The Highs and Lows of Ko Phi Phi Don

From Ao Nang we went Ko Phi Phi. We found a tour agency and book ourselves on a ferry for the next day. The price per person for the ferry was 300 baht.

Our tickets for the ferry also included pick up from our guesthouse. We left our guesthouse at 07:00am and jumped into the large songthaew which picked up as many people as possible to take to the port.

Onboard the ferry to Phi Phi

The ferry took around 2 hours (as usual the ferry departed later than expected!) but the journey itself was pleasant.

Wow!

Already aware that Ko Phi Phi has an overwhelming tourist scene, I wasn’t expecting much at all. I was actually half expecting to see really dark murky waters, an overload of boats (don’t get me wrong there were still quite a lot) and a lot less greenery. I was pleasantly surprised to see how beautiful the landscape was, but still had reservations until I checked out other parts of the island.

Staying in Phi Phi is expensive, this is just something that needs to be budgeted. We stayed at the Sea Shell Hut, a very basic guesthouse that were charging $24/night. This was the cheapest place we managed to find – remember we went in high season so prices would no doubt have been inflated further. But for a couple of nights, the guesthouse sufficed and was within walkable distance to the beach, port and nightlife.

The island is best accessible by walking, there are no taxis or cars here. Luckily for us our guesthouse was a 5 minute walk from the port so we didn’t have to walk very far at all! Expect to budget more for food and drinks on the island – even the 7-Eleven inflate prices!

I was taken aback at the beauty of the island. Picturesque turquoise waters, soft golden sands, clear blue skies, rustic long tail boats and dramatic limestone formations. I was beginning to let my guard down and have some serious fun!

The major downfall I noticed is all too apparent in the fact that this beautiful island is overrun by tourists. Of course with such beauty comes a cost – and it so happens to be us. The crowds that flock this tiny island do so in order to indulge in the sun, sea, copious amounts of drinking and strangely tattoos (the tattoo parlours were heaving at night – I can’t help but think  many of those tattoos were regretted the day after). The amount of rubbish created as a result of tourists is overwhelming – so much so that there is an entry tax of 20 baht (per person) to help fund the cleaning operation.

Fire show at Ibiza bar

Phi Phi comes alive at night and the beach bars certainly go all out. House music is on full blast, there are cocktail buckets galore and regular fire shows to entertain the crowds.
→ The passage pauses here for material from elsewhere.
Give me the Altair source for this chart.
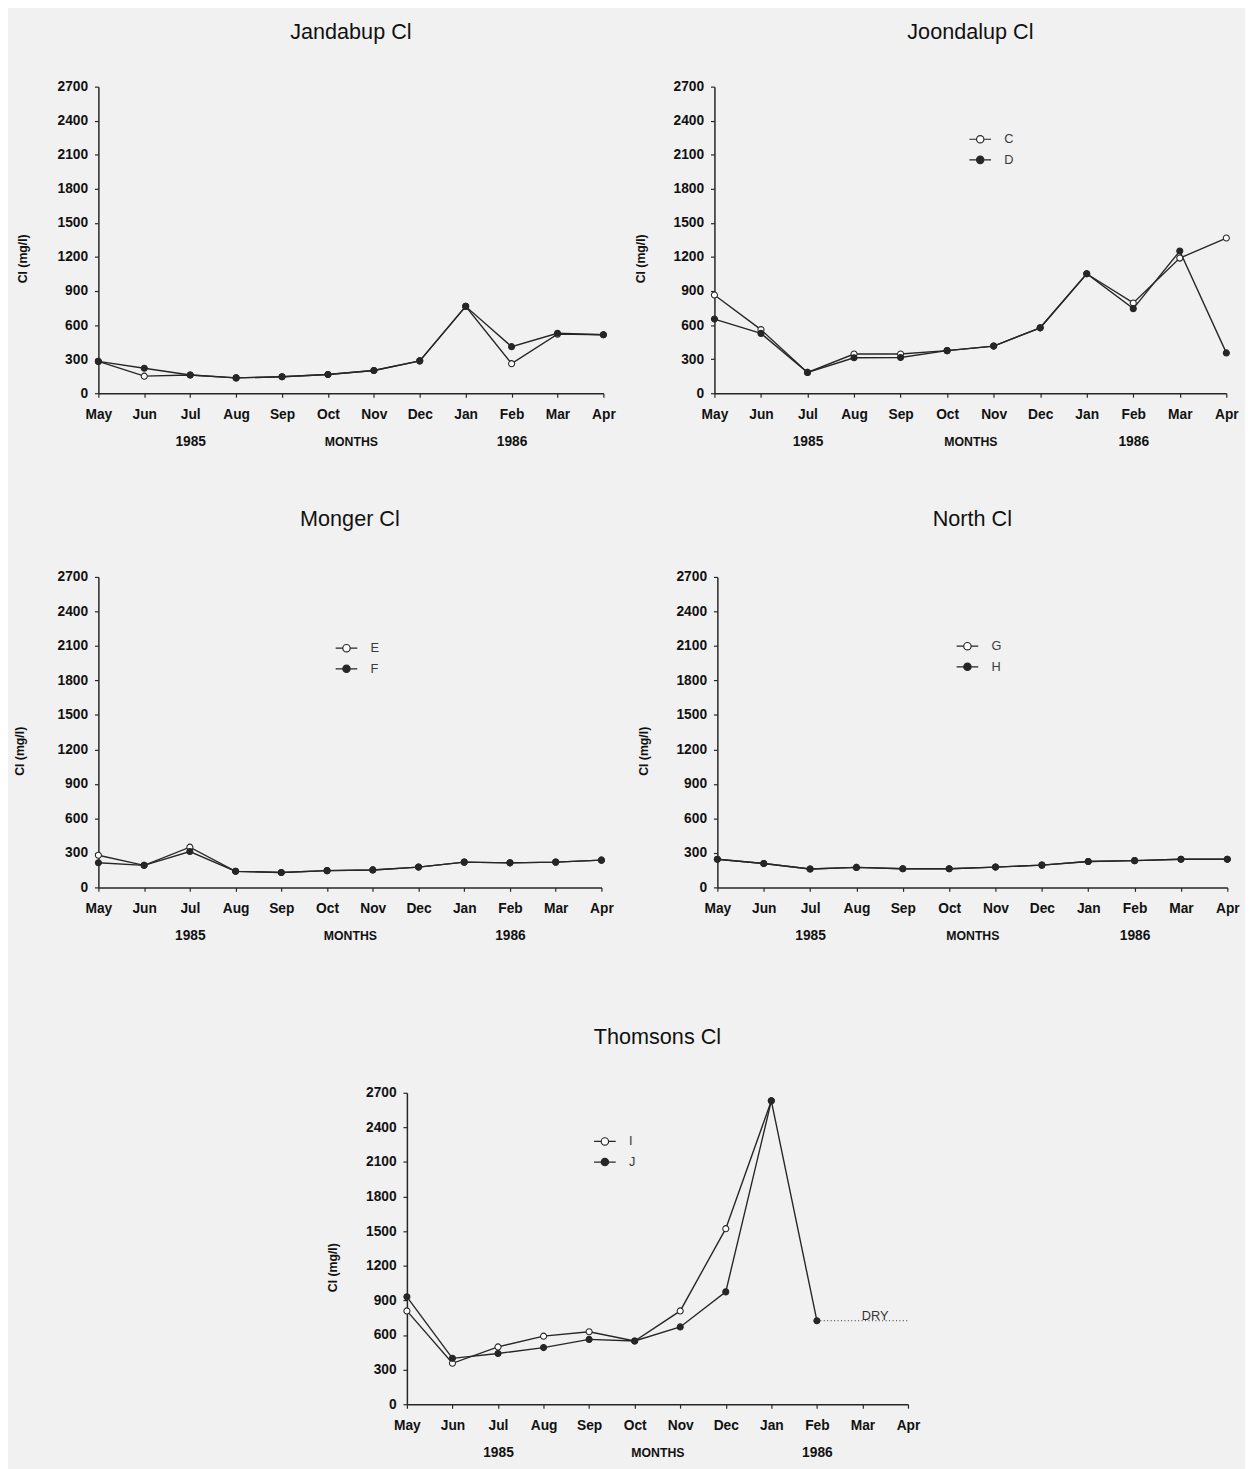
import altair as alt
import pandas as pd

months = ["May", "Jun", "Jul", "Aug", "Sep", "Oct", "Nov", "Dec", "Jan", "Feb", "Mar", "Apr"]
y_ticks = [0, 300, 600, 900, 1200, 1500, 1800, 2100, 2400, 2700]

# Jandabup (no legend shown)
jand_names = ["A", "B"]
jand_open = [280, 150, 160, 135, 145, 165, 200, 285, 765, 260, 520, 515]
jand_filled = [280, 220, 160, 135, 145, 165, 200, 285, 765, 410, 528, 515]

# Joondalup
joon_names = ["C", "D"]
joon_open = [865, 560, 183, 345, 345, 375, 415, 576, 1052, 795, 1190, 1367]
joon_filled = [653, 527, 183, 312, 315, 375, 415, 576, 1052, 745, 1252, 355]

# Monger
mong_names = ["E", "F"]
mong_open = [280, 192, 350, 140, 130, 146, 152, 177, 220, 214, 220, 237]
mong_filled = [215, 192, 312, 140, 130, 146, 152, 177, 220, 214, 220, 237]

# North
north_names = ["G", "H"]
north_open = [245, 208, 160, 174, 162, 162, 177, 194, 225, 233, 245, 245]
north_filled = [245, 208, 160, 174, 162, 162, 177, 194, 225, 233, 245, 245]

# Thomsons
thom_names = ["I", "J"]
thom_open = [809, 355, 497, 590, 628, 548, 809, 1522, 2630, None, None, None]
thom_filled = [931, 398, 440, 491, 562, 548, 670, 974, 2630, 724, None, None]
dry_from, dry_to, dry_level, dry_text = "Feb", "Apr", 724, "DRY"

FONT = "Liberation Sans"
BG = "#f1f1f1"
INK = "#262626"
LEGEND_PATH = ("M-2.2,0L-0.75,0M0.75,0L2.2,0"
               "M-0.75,0A0.75,0.75,0,1,1,0.75,0A0.75,0.75,0,1,1,-0.75,0Z")

label_expr = ("datum.value == 'Jul' ? ['Jul', '1985'] : "
              "datum.value == 'Feb' ? ['Feb', '1986'] : datum.label")


def panel(title, names, v_open, v_filled, width, height, offset, legend_xy=None,
          dry=False, ytitle_pad=26):
    rows = []
    for name, vals in ((names[0], v_open), (names[1], v_filled)):
        for m, v in zip(months, vals):
            if v is not None:
                rows.append({"month": m, "value": v, "series": name})
    df = pd.DataFrame(rows)

    xscale = alt.Scale(domain=months, type="point", padding=0)
    xaxis = alt.Axis(title="MONTHS", labelAngle=0, labelPadding=11,
                     labelExpr=label_expr, labelLineHeight=27,
                     titleY=49, titleBaseline="middle")
    x = alt.X("month:O", scale=xscale, axis=xaxis)
    yscale = alt.Scale(domain=[0, 2700], nice=False)
    yaxis = alt.Axis(values=y_ticks, format="d", title="Cl  (mg/l)", labelPadding=7,
                     titlePadding=ytitle_pad, titleY=height * 0.56)
    y = alt.Y("value:Q", scale=yscale, axis=yaxis)

    base = alt.Chart(df)
    line = base.mark_line(color=INK, strokeWidth=1.4).encode(
        x=x, y=y, detail="series:N")

    if legend_xy is not None:
        legend = alt.Legend(orient="none", legendX=legend_xy[0], legendY=legend_xy[1],
                            title=None, symbolType=LEGEND_PATH, symbolSize=100,
                            symbolStrokeColor=INK, symbolStrokeWidth=1.2,
                            labelFont=FONT, labelFontSize=13, labelColor="#3a3a3a",
                            labelFontWeight="normal", labelOffset=18, rowPadding=7)
    else:
        legend = None

    pts = base.mark_point(filled=True, size=38, stroke=INK, strokeWidth=1.1,
                          opacity=1).encode(
        x=x, y=y,
        fill=alt.Fill("series:N", scale=alt.Scale(domain=names, range=["white", INK]),
                      legend=legend))

    layers = [line, pts]
    if dry:
        ddf = pd.DataFrame({"month": [dry_from], "month2": [dry_to],
                            "value": [dry_level], "label_month": ["Mar"],
                            "text": [dry_text]})
        rule = alt.Chart(ddf).mark_rule(color="#555", strokeWidth=1.2,
                                        strokeDash=[1, 2.5]).encode(
            x=x, x2="month2:O", y=y)
        txt = alt.Chart(ddf).mark_text(font=FONT, fontSize=13, color="#333",
                                       dx=13, dy=-5, baseline="middle").encode(
            x=alt.X("label_month:O", scale=xscale, axis=xaxis),
            y=y, text="text:N")
        layers = [rule, txt, line, pts]

    return alt.layer(*layers).properties(
        width=width, height=height,
        title=alt.TitleParams(text=title, fontSize=22, font=FONT, fontWeight="normal",
                              offset=offset, anchor="middle", color="#111"))


jand = panel("Jandabup Cl", jand_names, jand_open, jand_filled, 514, 312, offset=37,
             ytitle_pad=28)
joon = panel("Joondalup Cl", joon_names, joon_open, joon_filled, 521, 312, offset=37,
             legend_xy=(264, 47))
mong = panel("Monger Cl", mong_names, mong_open, mong_filled, 512, 316, offset=40,
             legend_xy=(246, 66), ytitle_pad=31)
north = panel("North Cl", north_names, north_open, north_filled, 519, 316, offset=40,
              legend_xy=(248, 64))
thom = panel("Thomsons Cl", thom_names, thom_open, thom_filled, 510, 317, offset=38,
             legend_xy=(195, 43), dry=True)

spacer = alt.Chart(pd.DataFrame({"a": [0]})).mark_point(opacity=0).encode(
    x=alt.X("a:Q", axis=None), y=alt.Y("a:Q", axis=None)).properties(width=222, height=10)


def indep(c):
    return c.resolve_scale(fill="independent").resolve_legend(fill="independent")


row1 = indep(alt.hconcat(jand, joon, spacing=18))
row2 = indep(alt.hconcat(mong, north, spacing=23))
row3 = indep(alt.hconcat(spacer, thom, spacing=10))

top = indep(alt.vconcat(row1, row2, spacing=61))
chart = indep(alt.vconcat(top, row3, spacing=85)).configure(
    background=BG, padding={"left": 5, "top": 0, "right": 5, "bottom": 5}
).configure_view(stroke=None).configure_axis(
    domainColor=INK, domainWidth=1.5, tickColor=INK, tickWidth=1.2, tickSize=4,
    labelFont=FONT, labelFontSize=14, labelFontWeight="bold", labelColor="#111",
    grid=False, titleFont=FONT, titleFontWeight="bold", titleFontSize=12.5,
    titleColor="#111")

chart.save("out.html", embed_options={"renderer": "svg", "actions": False})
For the first night it was pretty fun sipping on cocktails and cheering on the fire jugglers. But to do it all again the next evening? Nah.

Most the bars around the beach cater for the ‘single let’s mingle’ crowd. There’s no way you can go to these bars for a casual drink and conversation. I wouldn’t class myself as ‘old’ but not everyone finds this scene entertaining. Fortunately there are other options if you explore; we found a little beach bar on the quieter side of the island near the port and had enjoyed a few cocktails, star gazing and listening to the waves (now that’s my kinda evening).

I was particularly disappointed to find animal attractions on the islands. Nearby the main bars and clubs, we saw two men pushing gibbons onto revellers in the hope for a paid photo. These gibbons only looked a couple of years old. It was sickening to see people queueing up so they can hold the gibbon claiming ‘oh but I love animals!’. These gibbons have been separated from their natural environments all in the vain for a cheap photo thrill. It’s yet another upsetting but occurring theme of animal tourism in Thailand.

I can only imagine how wonderful this island was when it had just been discovered. Nowadays the island is plagued by the overwhelming sight and sounds of tourism. The waters continue to get crowded by the volume of boats that pass through to meet the demand. It’s difficult to find a decent spot on the beach without getting hit by a beach ball or overharing the next person’s conversation as you try to relax.

Our next mini excursion is Maya Bay so I best get used to the volume of people around me because it’s going to be packed out there!